Designers: Jim Zivic
Location: West Village
Lou Reed first met the furniture designer Jim Zivic nine years ago, when he noticed one of Zivic’s tables advertised in the paper. It was made of wood and steel, and shaped like a piano on top. Reed loved the table, but he wanted a few things changed. “I went to his place and said, ‘Why don’t you put a bottom on that?’ ” says Reed.
Zivic, 43, took his advice, and they started working together. “There’s always a lot of ‘Can we do this? Can we do that?’ with Lou,” says Zivic. “And so we change things around.” At Reed’s suggestion, that table was dipped in hot zinc and put up on his roof for picnics. That was the beginning of a long collaboration that has since furnished quite a lot of Reed’s West Village duplex loft. “Since it’s a real person I know making the furniture,” says Reed, “it becomes like, ‘Why not?’ He likes that. That’s why we get along.”
They do, however, have their differences sometimes. “Once Lou and I were having not an argument exactly, but a disagreement,” says Zivic, “about something design-wise, and I just told him about these lyrics he wrote that were wrong. It had always bothered me. It’s a song about Valerie Solanas, the woman who shot Warhol, where he sings, ‘You get less time for stealing a car / I remember thinking as I heard my own record in a bar.’ And I said to him, ‘Listen, Lou. You should have said “more time.” ’ And he looked at me like, Oh, shit. And now he introduces me as the only person to find a mistake in one of his songs.”
Designing Men: For the most part, Reed and Zivic are aesthetically simpatico. “I like leather and steel,” says Reed, holding up a German microphone stand and admiring its many notches and subtle shine. Has he ever shown it to Zivic? “I don’t have to,” he says. “He knows.”
Gearheads: “My aesthetic is pretty masculine,” agrees Zivic. “Lou likes electricity, welding. That’s where he and I meet. It’s this mechanical, electrical, metals stuff that’s so very much a guy thing, with a soft edge here and there.”
My Idea! The centerpiece of the living room is, in fact, a very soft $15,000 purple velvet sofa nestled in a steel frame. Based on the Zivic piano shape that first caught Reed’s eye, it’s supplemented by a rolling black-velvet appendage that connects by four strong magnets.

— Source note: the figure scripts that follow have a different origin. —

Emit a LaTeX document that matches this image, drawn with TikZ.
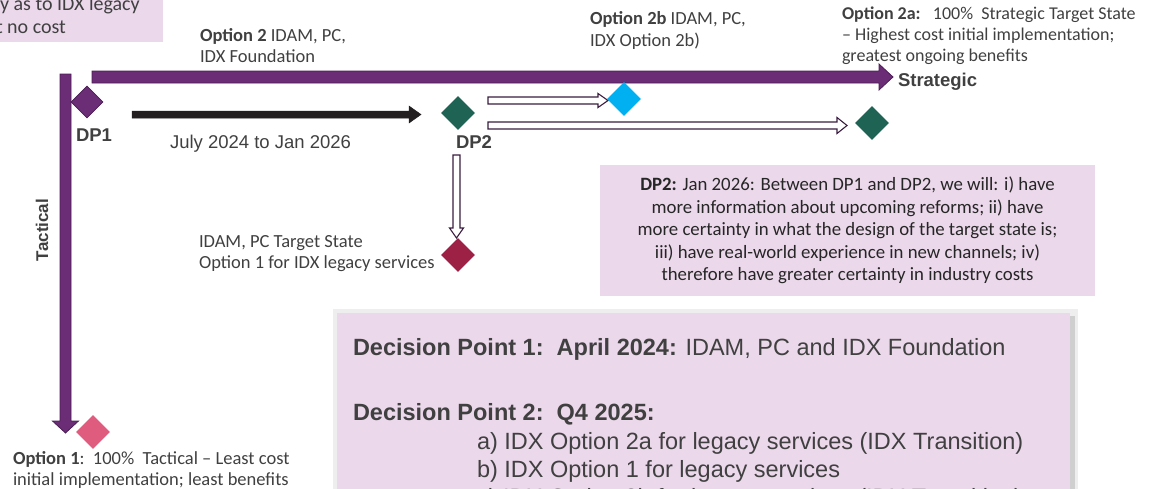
\documentclass[tikz,border=0pt]{standalone}
\usepackage{fontspec}
\setmainfont{Carlito}
\newfontfamily\arialfont{Liberation Sans}
\usetikzlibrary{shapes.geometric,calc}
\definecolor{optpurple}{HTML}{6B2D76}
\definecolor{optpurpleedge}{HTML}{4B1E55}
\definecolor{notepink}{HTML}{EBD8EA}
\definecolor{txtgray}{HTML}{404040}
\definecolor{darktext}{HTML}{262626}
\definecolor{dpgreen}{HTML}{1F6354}
\definecolor{optblue}{HTML}{00B0F0}
\definecolor{optcrimson}{HTML}{9D2045}
\definecolor{optpink}{HTML}{E05C7E}
\definecolor{hollowedge}{HTML}{3A1D40}
\definecolor{timeblack}{HTML}{231F20}
\definecolor{shadowlight}{HTML}{EEEEEE}
\definecolor{shadowdark}{HTML}{CFCFCF}
\newcommand{\blockarrowh}[6]{\draw[#1] let \p1=(#2), \p2=(#3) in (\x1,\y1+#4pt) -- (\x2-#6pt,\y1+#4pt) -- (\x2-#6pt,\y1+#5pt) -- (\x2,\y1) -- (\x2-#6pt,\y1-#5pt) -- (\x2-#6pt,\y1-#4pt) -- (\x1,\y1-#4pt) -- cycle;}
\newcommand{\blockarrowv}[6]{\draw[#1] let \p1=(#2), \p2=(#3) in (\x1-#4pt,\y1) -- (\x1-#4pt,\y2+#6pt) -- (\x1-#5pt,\y2+#6pt) -- (\x1,\y2) -- (\x1+#5pt,\y2+#6pt) -- (\x1+#4pt,\y2+#6pt) -- (\x1+#4pt,\y1) -- cycle;}
\begin{document}
\begin{tikzpicture}[x=1pt,y=-1pt,
  txt/.style={inner sep=0, outer sep=0, text=txtgray, font=\fontsize{18.5}{21.5}\selectfont},
  mtxt/.style={txt, align=left, anchor=north west},
  dplbl/.style={inner sep=0, outer sep=0, text=txtgray, font=\arialfont\bfseries\fontsize{18.5}{22}\selectfont},
  datelbl/.style={inner sep=0, outer sep=0, text=txtgray, font=\arialfont\fontsize{18.5}{22}\selectfont},
  bigtxt/.style={inner sep=0, outer sep=0, text=txtgray, font=\arialfont\fontsize{23.5}{28}\selectfont, anchor=base west},
  notebox/.style={rectangle, fill=notepink, draw=none, inner sep=0},
  gem/.style={diamond, inner sep=0, minimum width=34, minimum height=34, aspect=1, draw=none},
  purplearrow/.style={fill=optpurple, draw=optpurpleedge, line width=0.8},
  blackarrow/.style={fill=timeblack, draw=timeblack, line width=0.5},
  hollowarrow/.style={fill=white, draw=hollowedge, line width=1.1}
]
\useasboundingbox (0,0) rectangle (1150,488);
\clip (0,0) rectangle (1150,488);

% top-left note (cut off)
\node[notebox, minimum width=200, minimum height=70, anchor=south east] (legacynote) at (163,42.5) {};
\node[txt, anchor=base west, font=\fontsize{20}{23}\selectfont] (legacyline1) at (0,10) {y as to IDX legacy};
\node[txt, anchor=base west, font=\fontsize{20}{23}\selectfont] (legacyline2) at (-4,33) {t no cost};

% coordinates of the arrows
\coordinate (stratstart) at (92,77);
\coordinate (stratend) at (893,77);
\coordinate (tacstart) at (65.5,74);
\coordinate (tacend) at (65.5,433);
\coordinate (timestart) at (132,114.5);
\coordinate (timeend) at (421,114.5);
\coordinate (bstart) at (488,100.5);
\coordinate (bend) at (608,100.5);
\coordinate (astart) at (488,125.5);
\coordinate (aend) at (847,125.5);
\coordinate (lstart) at (456.5,155);
\coordinate (lend) at (456.5,238);

\blockarrowh{purplearrow}{stratstart}{stratend}{6}{13}{14}
\blockarrowv{purplearrow}{tacstart}{tacend}{5.5}{13}{12}
\blockarrowh{blackarrow}{timestart}{timeend}{3.5}{8.5}{12}
\blockarrowh{hollowarrow}{bstart}{bend}{3.5}{7}{10}
\blockarrowh{hollowarrow}{astart}{aend}{3.5}{8}{10}
\blockarrowv{hollowarrow}{lstart}{lend}{3.5}{7}{10}

% diamonds
\node[gem, fill=optpurple, draw=optpurpleedge, line width=0.8, minimum width=32, minimum height=32] (dp1) at (87,102) {};
\node[gem, fill=dpgreen] (dp2) at (458,113) {};
\node[gem, fill=optblue] (opt2b) at (624,99) {};
\node[gem, fill=dpgreen] (opt2a) at (872,123) {};
\node[gem, fill=optcrimson] (opt1legacy) at (458,255) {};
\node[gem, fill=optpink] (opt1) at (93,432) {};

% labels
\node[dplbl, anchor=base west] (dp1lbl) at (76,141) {DP1};
\node[dplbl, anchor=base west] (dp2lbl) at (456,148) {DP2};
\node[dplbl, anchor=base west] (stratlbl) at (898,86) {Strategic};
\node[dplbl, rotate=90, font=\arialfont\bfseries\fontsize{17}{20}\selectfont] (taclbl) at (42,230) {Tactical};
\node[datelbl, anchor=base west] (datelbl) at (170,148) {July 2024 to Jan 2026};

\node[mtxt] (opt2lbl) at (200,28) {\textbf{Option 2} IDAM, PC,\\IDX Foundation};
\node[mtxt] (opt2blbl) at (590,11.5) {\textbf{Option 2b} IDAM, PC,\\IDX Option 2b)};
\node[mtxt, font=\fontsize{18}{21}\selectfont] (opt2albl) at (842,7) {\textbf{Option 2a:}\ \ \ 100\%\ \ Strategic Target State\\– Highest cost initial implementation;\\greatest ongoing benefits};
\node[mtxt] (opt1leglbl) at (199,235) {IDAM, PC Target State\\Option 1 for IDX legacy services};
\node[mtxt] (opt1lbl) at (13,451) {\textbf{Option 1}:\ \ 100\%\ \ Tactical – Least cost\\initial implementation; least benefits};

% DP2 note
\node[notebox, minimum width=495, minimum height=131, align=center, text=darktext, font=\fontsize{18.8}{22.5}\selectfont] (dp2note) at (847.5,230.5) {\textbf{DP2:} Jan 2026: Between DP1 and DP2, we will: i) have\\more information about upcoming reforms; ii) have\\more certainty in what the design of the target state is;\\iii) have real-world experience in new channels; iv)\\therefore have greater certainty in industry costs};

% decision box (cut off)
\fill[shadowlight] (333,309) rectangle (1078,500);
\fill[shadowdark] (1069,316) rectangle (1075,500);
\node[notebox, anchor=north west, minimum width=733, minimum height=200] (decisionbox) at (337,313) {};
\node[bigtxt] (dec1) at (353,355) {\textbf{Decision Point 1:\ \ April 2024:} IDAM, PC and IDX Foundation};
\node[bigtxt] (dec2) at (353,420) {\textbf{Decision Point 2:\ \ Q4 2025:}};
\node[bigtxt] (deca) at (477,449) {a) IDX Option 2a for legacy services (IDX Transition)};
\node[bigtxt] (decb) at (477,477) {b) IDX Option 1 for legacy services};
\node[bigtxt] (decc) at (477,505) {c) IDX Option 2b for legacy services (IDX Transition)};
\end{tikzpicture}
\end{document}
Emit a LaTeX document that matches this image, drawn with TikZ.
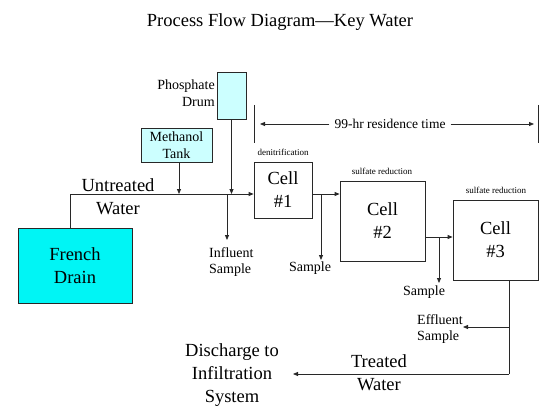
\documentclass[tikz,border=0pt]{standalone}
\usepackage{fontspec}
\setmainfont{Liberation Serif}
\usetikzlibrary{arrows.meta}
\definecolor{drain}{RGB}{0,245,245}
\definecolor{tank}{RGB}{204,255,255}
\definecolor{ln}{RGB}{40,40,40}
\tikzset{
  box/.style={draw=ln, line width=0.8pt, inner sep=0pt, align=center},
  big/.style={font=\fontsize{18.5}{23}\selectfont, align=center, inner sep=0pt},
  mid/.style={font=\fontsize{14}{16.5}\selectfont, inner sep=0pt},
  tiny/.style={font=\fontsize{9}{11}\selectfont, inner sep=0pt},
  flow/.style={draw=ln, line width=0.8pt},
  arr/.style={flow, -{Triangle[length=5pt,width=4pt]}}
}
\begin{document}
\begin{tikzpicture}[x=1pt,y=-1pt]
\useasboundingbox (0,0) rectangle (559,417);
% title
\node[big] (title) at (280,22) {Process Flow Diagram—Key Water};
% boxes
\node[box, fill=drain, minimum width=114pt, minimum height=75pt, big] (drain) at (75,265.5) {French\\Drain};
\node[box, fill=tank, minimum width=71pt, minimum height=34pt, mid, align=center] (meth) at (176.5,145) {Methanol\\Tank};
\node[box, fill=tank, minimum width=29pt, minimum height=47pt] (phos) at (231.5,95.5) {};
\node[mid, align=right, anchor=east] (phoslbl) at (215,93) {Phosphate\\Drum};
\node[box, minimum width=58pt, minimum height=56pt, big] (c1) at (283,190) {Cell\\\#1};
\node[box, minimum width=85pt, minimum height=80pt, big] (c2) at (382.5,221) {Cell\\\#2};
\node[box, minimum width=85pt, minimum height=80pt, big] (c3) at (495.5,240) {Cell\\\#3};
\node[tiny] (d1) at (283,152) {denitrification};
\node[tiny] (d2) at (382,171) {sulfate reduction};
\node[tiny] (d3) at (496,190) {sulfate reduction};
% untreated line
\coordinate (ut) at (70,194);
\coordinate (inf) at (227,194);
\coordinate (infend) at (227,240);
\draw[flow] (drain.north -| ut) -- (ut);
\draw[arr] (ut) -- (ut -| c1.west);
\draw[arr] (meth.south -| 179,0) -- (179,194);
\draw[arr] (phos.south) -- (phos.south |- ut);
\draw[arr] (inf) -- (infend);
\node[big] (untreated) at (118,197) {Untreated\\Water};
\node[mid, align=left, anchor=west] (infl) at (209,262) {Influent\\Sample};
% cell1 -> cell2
\coordinate (o1) at (312,194);
\coordinate (s1) at (321,194);
\coordinate (s1end) at (321,260);
\draw[arr] (o1) -- (o1 -| c2.west);
\draw[arr] (s1) -- (s1end);
\node[mid] (samp1) at (310,268) {Sample};
% cell2 -> cell3
\coordinate (o2) at (425,237);
\coordinate (s2) at (439,237);
\coordinate (s2end) at (439,283);
\draw[arr] (o2) -- (o2 -| c3.west);
\draw[arr] (s2) -- (s2end);
\node[mid] (samp2) at (424,292) {Sample};
% outlet
\coordinate (o3) at (509,280);
\coordinate (eff) at (509,327);
\coordinate (corner) at (509,374);
\coordinate (effend) at (463,327);
\coordinate (disend) at (293,374);
\draw[flow] (o3) -- (corner);
\draw[arr] (eff) -- (effend);
\draw[arr] (corner) -- (disend);
\node[mid, align=left, anchor=west] (efflbl) at (417,329) {Effluent\\Sample};
\node[big] (treated) at (379,372.5) {Treated\\Water};
\node[big] (discharge) at (232,375) {Discharge to\\Infiltration\\System};
% residence time
\coordinate (lt) at (254,105);
\coordinate (lb) at (254,143);
\coordinate (rtop) at (538,105);
\coordinate (rbot) at (538,143);
\draw[flow] (lt) -- (lb);
\draw[flow] (rtop) -- (rbot);
\node[font=\fontsize{13.5}{16}\selectfont, inner xsep=5pt, inner ysep=0pt] (res) at (390,124) {99-hr residence time};
\coordinate (la) at (260,124);
\coordinate (ra) at (534,124);
\draw[arr] (res.west) -- (la);
\draw[arr] (res.east) -- (ra);
\end{tikzpicture}
\end{document}
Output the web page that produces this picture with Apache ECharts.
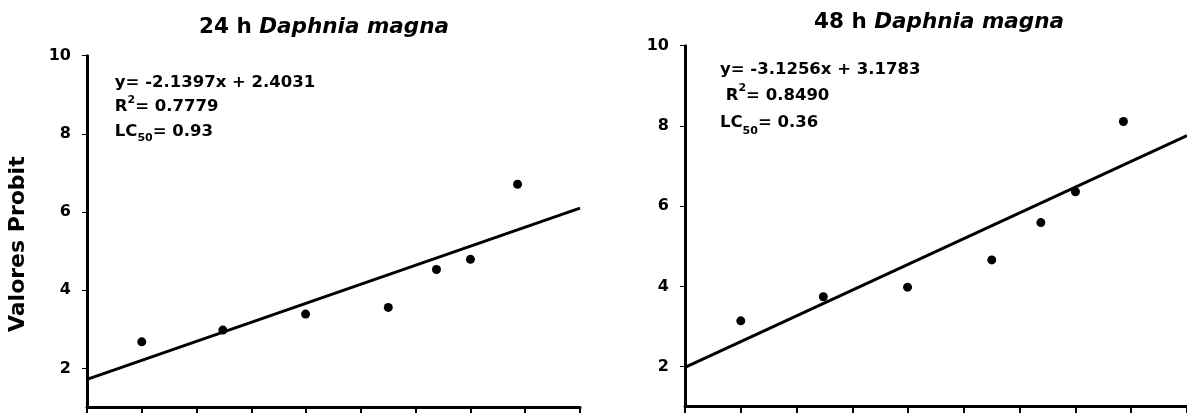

Lou: All I wanted was something that wouldn’t interrupt the view from either direction, and that was big enough for two people to lie down on, but Jim didn’t design it properly. One person kept falling off. I said, “Why don’t you add on? You could do it with magnets—”
Lou: He said, “But how is it going to stay there, Lou? Locking wheels?”
Jim: The magnets were my idea!
Lou: So I said . . . magnets!
Soft Rock: The heated granite floor in the living room is covered in large patches of hand-stitched suede. It was originally done in leather, but Reed asked Zivic for something that would feel softer on bare feet. “It’s actually the third attempt,” Zivic says of the rug. “First, we had leather, but it was too slippery and it didn’t let the heat through. Then we were crawling around on the floor for a day and a half trying to design something suede. We were both cutting up swatches for some sort of colorful suede patchwork thing. We were arguing the whole time. I was like, ‘No, that looks like a river,’ and he was like, ‘You don’t know anything, that’s great,’ and I was like, ‘That’s putrid, I won’t do it.’ ” The resolution was solid orange suede that, at $6,000, was far cheaper than something more intricate.
“But then the suede started shedding and getting all over Laurie, so he complained,” Zivic says. (Anderson, Lou Reed’s longtime companion, is, of course, a frequent visitor to the apartment.) He also worried that it wasn’t conducting the heat.
The other day, however, they brought it back for yet another try. “He stands on it and says, ‘Jim! I can feel the heat!’ ” Zivic says, exhausted but satisfied.